Water making him boil Air-conditioner leak plagues homeowner


After searching a year and a half, Richard Novak finally found the house of his dreams on the water. He just never expected it would be under water.

In the five weeks since he and his wife, Barbara, have moved into the rancher on Aisquith Drive, gallons of water have seeped from a newly installed air conditioner into bedrooms and halls, buckling floors and leaving mildew marks in closets.

Mr. Novak said there is little recourse for him to recover an estimated $4,000 in damage caused by the leaking air conditioner.

County inspectors can force contractors to fix shortcomings in their work if they violate county code, but they can't force them to pay for damage caused by that work, explained Henry Farrell, assistant director of inspections and permits.

And to make matters worse, the central air conditioning system had been installed by the former owners only months before they sold the 30-year-old house to enhance its value. But they never used it because the moved out in May, before warm weather.

The Novaks had a home inspection done before settling on the house, in which all major systems -- including the air conditioning -- passed muster. But, as Mr. Novak explained, the inspector "turns it on for maybe 30 minutes," not long enough for the problem to become noticeable.

"I'm fit to be tied by now," Mr. Novak said as he recounted his story. "I just want to get the job done," he added, threatening to sue American Mechanical Associates of Glen Burnie, the contractors who did the work.

Hugh Faucette, owner of American Mechanical, said his company has "bent over backward" to satisfy the Novaks and has promised to get the damage repaired.

"We're doing everything we possibly can. The company will fix it if it's still leaking," he said, adding that Mr. Novak is "just hard to get along with."

Moreover, the Novaks don't even have a warranty because he did the work for the previous owner, Mr. Faucette said.

But the Novaks don't see it like that. The warranty was transferred with the title of the house, they said.

Movers had no sooner begun hauling in boxes and furniture on a steamy day in June when they noticed water seeping through the living room ceiling. Since then, Mr. Novak said, he has called the company dozens of times trying to get the air conditioner as well as the structural damage repaired.

He has missed days of work waiting for repairmen who never showed up. Other times, repairmen showed up with parts, but without the tools to install them.

Mr. Novak said one contractor came out to look at the job, and even set a date to start repairs. But he later called to cancel, claiming that American Mechanical would not pay him for materials needed to start the job.
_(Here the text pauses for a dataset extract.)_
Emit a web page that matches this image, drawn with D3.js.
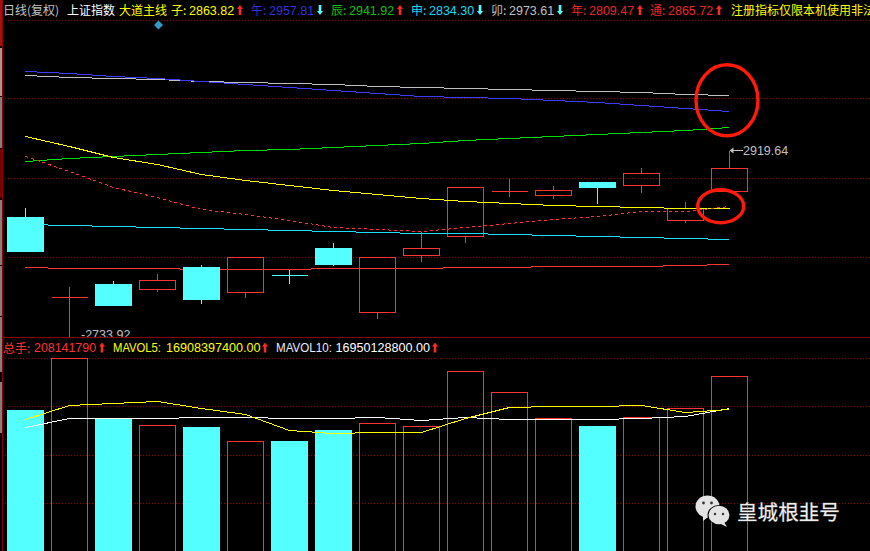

Mr. Faucette said yesterday he has resolved a misunderstanding with Samuel Jacobs, the contractor, over the money and that he would start Monday.

"I'm not set up to [do] the work," Mr. Jacobs said last night.

"It's still up in the air. By Monday, if I don't get the money, I'm out of this."

A county inspector who checked the air conditioner at Mr. Novak's request found several violations, including missing drains and non-functioning parts.

He also found that the company never called to schedule the final county inspection on the work, something Mr. Faucette said was an oversight.

The company has since repaired the air conditioner to meet county standards, but Mr. Novak said that it still leaks.

And he still has no way to recover damages other than to sue.

Under county code, officials can revoke or suspend the license of any contractor found guilty of violations, such as failing to obtain a permit to do mechanical or plumbing work. While that may keep the contractor from harming future consumers, it doesn't do much for those who have already incurred damage.